[Rows from a dataset of charts and code]
- - - - - - -

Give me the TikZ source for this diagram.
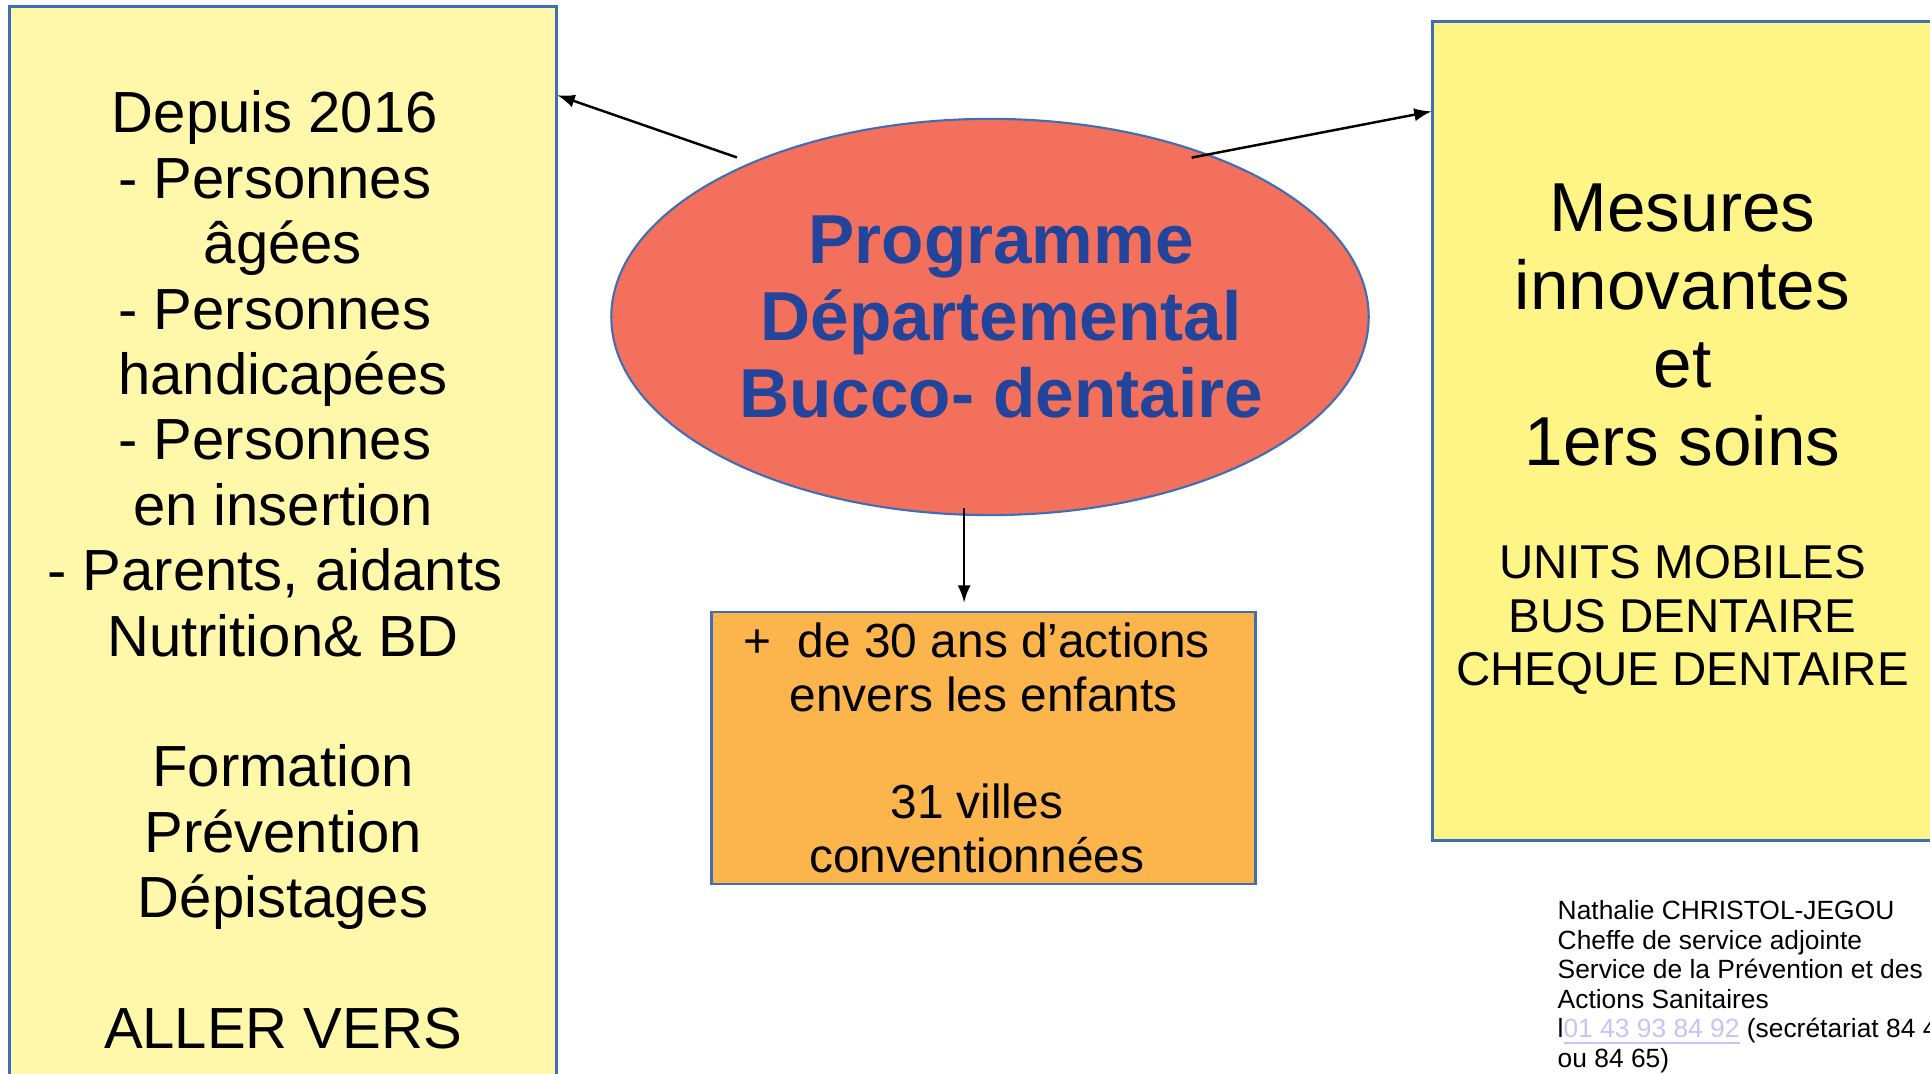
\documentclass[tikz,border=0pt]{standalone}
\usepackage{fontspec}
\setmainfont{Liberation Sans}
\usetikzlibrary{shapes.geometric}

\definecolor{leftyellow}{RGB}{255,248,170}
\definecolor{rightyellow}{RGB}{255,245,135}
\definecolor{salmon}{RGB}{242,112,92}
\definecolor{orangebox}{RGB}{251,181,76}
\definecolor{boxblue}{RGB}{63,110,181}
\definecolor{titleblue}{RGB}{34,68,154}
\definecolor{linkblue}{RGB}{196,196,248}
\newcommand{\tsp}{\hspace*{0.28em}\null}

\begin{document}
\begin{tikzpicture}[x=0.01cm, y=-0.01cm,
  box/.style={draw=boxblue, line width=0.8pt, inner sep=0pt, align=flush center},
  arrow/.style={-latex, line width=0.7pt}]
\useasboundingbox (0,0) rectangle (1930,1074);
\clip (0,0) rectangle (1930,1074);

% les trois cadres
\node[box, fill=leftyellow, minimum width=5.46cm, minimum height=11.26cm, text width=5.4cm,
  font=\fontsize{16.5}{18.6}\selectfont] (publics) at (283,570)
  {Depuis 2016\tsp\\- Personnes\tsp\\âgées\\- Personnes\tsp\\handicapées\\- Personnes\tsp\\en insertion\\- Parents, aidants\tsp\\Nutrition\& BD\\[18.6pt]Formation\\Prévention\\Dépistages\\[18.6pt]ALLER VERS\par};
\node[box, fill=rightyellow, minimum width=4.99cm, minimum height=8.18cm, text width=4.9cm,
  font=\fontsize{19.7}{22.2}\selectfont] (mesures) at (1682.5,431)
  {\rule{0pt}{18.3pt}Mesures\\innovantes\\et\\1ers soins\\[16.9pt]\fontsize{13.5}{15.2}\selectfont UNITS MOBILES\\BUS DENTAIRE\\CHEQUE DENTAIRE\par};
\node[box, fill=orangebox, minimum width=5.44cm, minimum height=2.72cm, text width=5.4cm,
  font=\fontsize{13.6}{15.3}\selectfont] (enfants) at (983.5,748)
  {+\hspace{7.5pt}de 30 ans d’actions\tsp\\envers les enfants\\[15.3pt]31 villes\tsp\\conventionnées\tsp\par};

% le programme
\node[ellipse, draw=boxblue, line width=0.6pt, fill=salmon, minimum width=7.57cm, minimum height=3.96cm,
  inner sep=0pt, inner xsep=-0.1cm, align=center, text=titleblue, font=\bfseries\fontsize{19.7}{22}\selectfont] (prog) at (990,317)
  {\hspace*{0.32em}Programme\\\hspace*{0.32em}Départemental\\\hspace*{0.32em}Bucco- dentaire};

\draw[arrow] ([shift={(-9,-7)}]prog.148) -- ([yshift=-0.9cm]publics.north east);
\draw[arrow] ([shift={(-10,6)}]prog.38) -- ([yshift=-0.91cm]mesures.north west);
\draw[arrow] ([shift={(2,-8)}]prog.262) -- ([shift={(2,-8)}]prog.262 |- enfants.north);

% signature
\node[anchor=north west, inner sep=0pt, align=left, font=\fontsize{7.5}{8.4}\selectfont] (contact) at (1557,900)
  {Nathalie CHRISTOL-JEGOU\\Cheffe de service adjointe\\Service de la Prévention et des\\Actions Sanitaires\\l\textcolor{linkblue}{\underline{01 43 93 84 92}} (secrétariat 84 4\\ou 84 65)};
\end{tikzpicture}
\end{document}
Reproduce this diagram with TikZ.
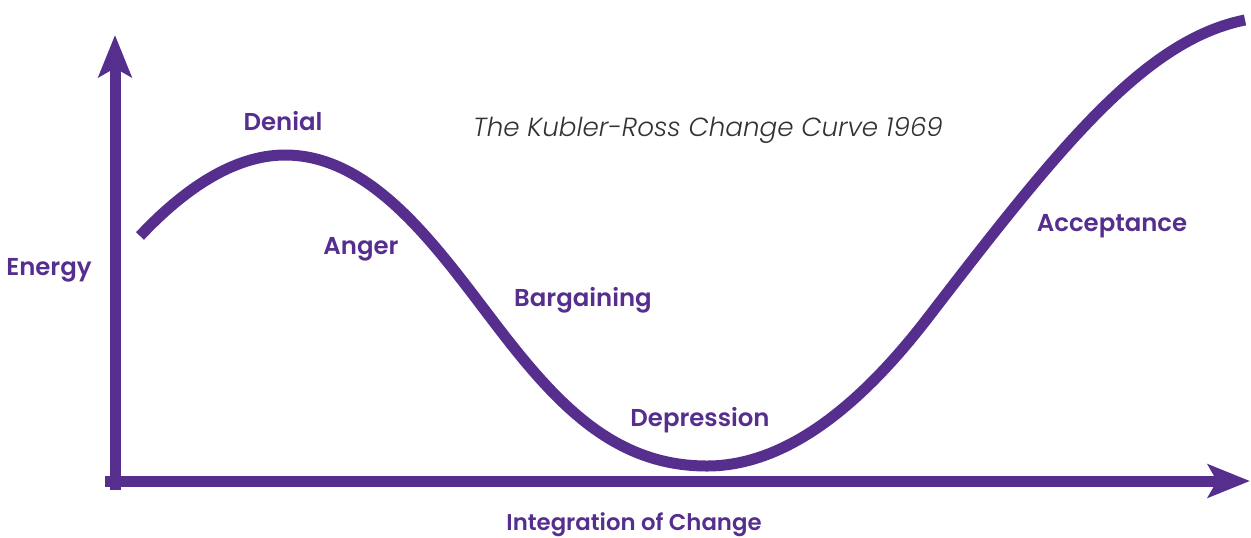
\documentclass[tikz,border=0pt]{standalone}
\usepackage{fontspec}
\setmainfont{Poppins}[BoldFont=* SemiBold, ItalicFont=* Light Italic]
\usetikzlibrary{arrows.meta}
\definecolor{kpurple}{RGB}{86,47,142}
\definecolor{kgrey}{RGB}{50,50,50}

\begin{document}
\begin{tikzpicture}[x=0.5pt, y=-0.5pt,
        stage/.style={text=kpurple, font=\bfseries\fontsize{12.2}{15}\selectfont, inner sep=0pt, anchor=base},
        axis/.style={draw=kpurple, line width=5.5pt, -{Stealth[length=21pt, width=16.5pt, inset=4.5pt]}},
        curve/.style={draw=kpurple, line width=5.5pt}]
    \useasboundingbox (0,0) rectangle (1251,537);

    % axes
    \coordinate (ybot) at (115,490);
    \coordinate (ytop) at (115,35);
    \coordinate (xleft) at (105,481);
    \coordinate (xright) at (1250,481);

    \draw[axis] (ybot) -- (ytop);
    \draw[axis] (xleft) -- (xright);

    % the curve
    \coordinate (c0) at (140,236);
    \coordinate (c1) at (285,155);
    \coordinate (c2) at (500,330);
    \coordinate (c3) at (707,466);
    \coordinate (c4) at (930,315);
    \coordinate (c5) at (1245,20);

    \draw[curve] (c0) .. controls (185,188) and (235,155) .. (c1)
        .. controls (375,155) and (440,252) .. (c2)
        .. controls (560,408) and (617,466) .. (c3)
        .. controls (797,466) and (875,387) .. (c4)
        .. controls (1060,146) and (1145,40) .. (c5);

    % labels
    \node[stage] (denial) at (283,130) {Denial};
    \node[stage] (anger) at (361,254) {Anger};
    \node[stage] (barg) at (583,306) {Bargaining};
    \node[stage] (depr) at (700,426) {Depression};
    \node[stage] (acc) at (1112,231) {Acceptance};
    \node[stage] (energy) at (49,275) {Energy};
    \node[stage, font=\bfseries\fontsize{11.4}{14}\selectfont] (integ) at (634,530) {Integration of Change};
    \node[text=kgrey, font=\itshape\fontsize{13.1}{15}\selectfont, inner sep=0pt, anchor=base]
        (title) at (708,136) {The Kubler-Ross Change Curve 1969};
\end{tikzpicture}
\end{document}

- - - - - - -

### [STATED TASK]
Go back to the lines above and output, exactly as they stand, the ones from the line containing "Reproduce this diagram with TikZ." to the line containing "(c5) at (1245,20);". Leave all pictures behind.

### [EXERCISE RESPONSE]
Reproduce this diagram with TikZ.
\documentclass[tikz,border=0pt]{standalone}
\usepackage{fontspec}
\setmainfont{Poppins}[BoldFont=* SemiBold, ItalicFont=* Light Italic]
\usetikzlibrary{arrows.meta}
\definecolor{kpurple}{RGB}{86,47,142}
\definecolor{kgrey}{RGB}{50,50,50}

\begin{document}
\begin{tikzpicture}[x=0.5pt, y=-0.5pt,
        stage/.style={text=kpurple, font=\bfseries\fontsize{12.2}{15}\selectfont, inner sep=0pt, anchor=base},
        axis/.style={draw=kpurple, line width=5.5pt, -{Stealth[length=21pt, width=16.5pt, inset=4.5pt]}},
        curve/.style={draw=kpurple, line width=5.5pt}]
    \useasboundingbox (0,0) rectangle (1251,537);

    % axes
    \coordinate (ybot) at (115,490);
    \coordinate (ytop) at (115,35);
    \coordinate (xleft) at (105,481);
    \coordinate (xright) at (1250,481);

    \draw[axis] (ybot) -- (ytop);
    \draw[axis] (xleft) -- (xright);

    % the curve
    \coordinate (c0) at (140,236);
    \coordinate (c1) at (285,155);
    \coordinate (c2) at (500,330);
    \coordinate (c3) at (707,466);
    \coordinate (c4) at (930,315);
    \coordinate (c5) at (1245,20);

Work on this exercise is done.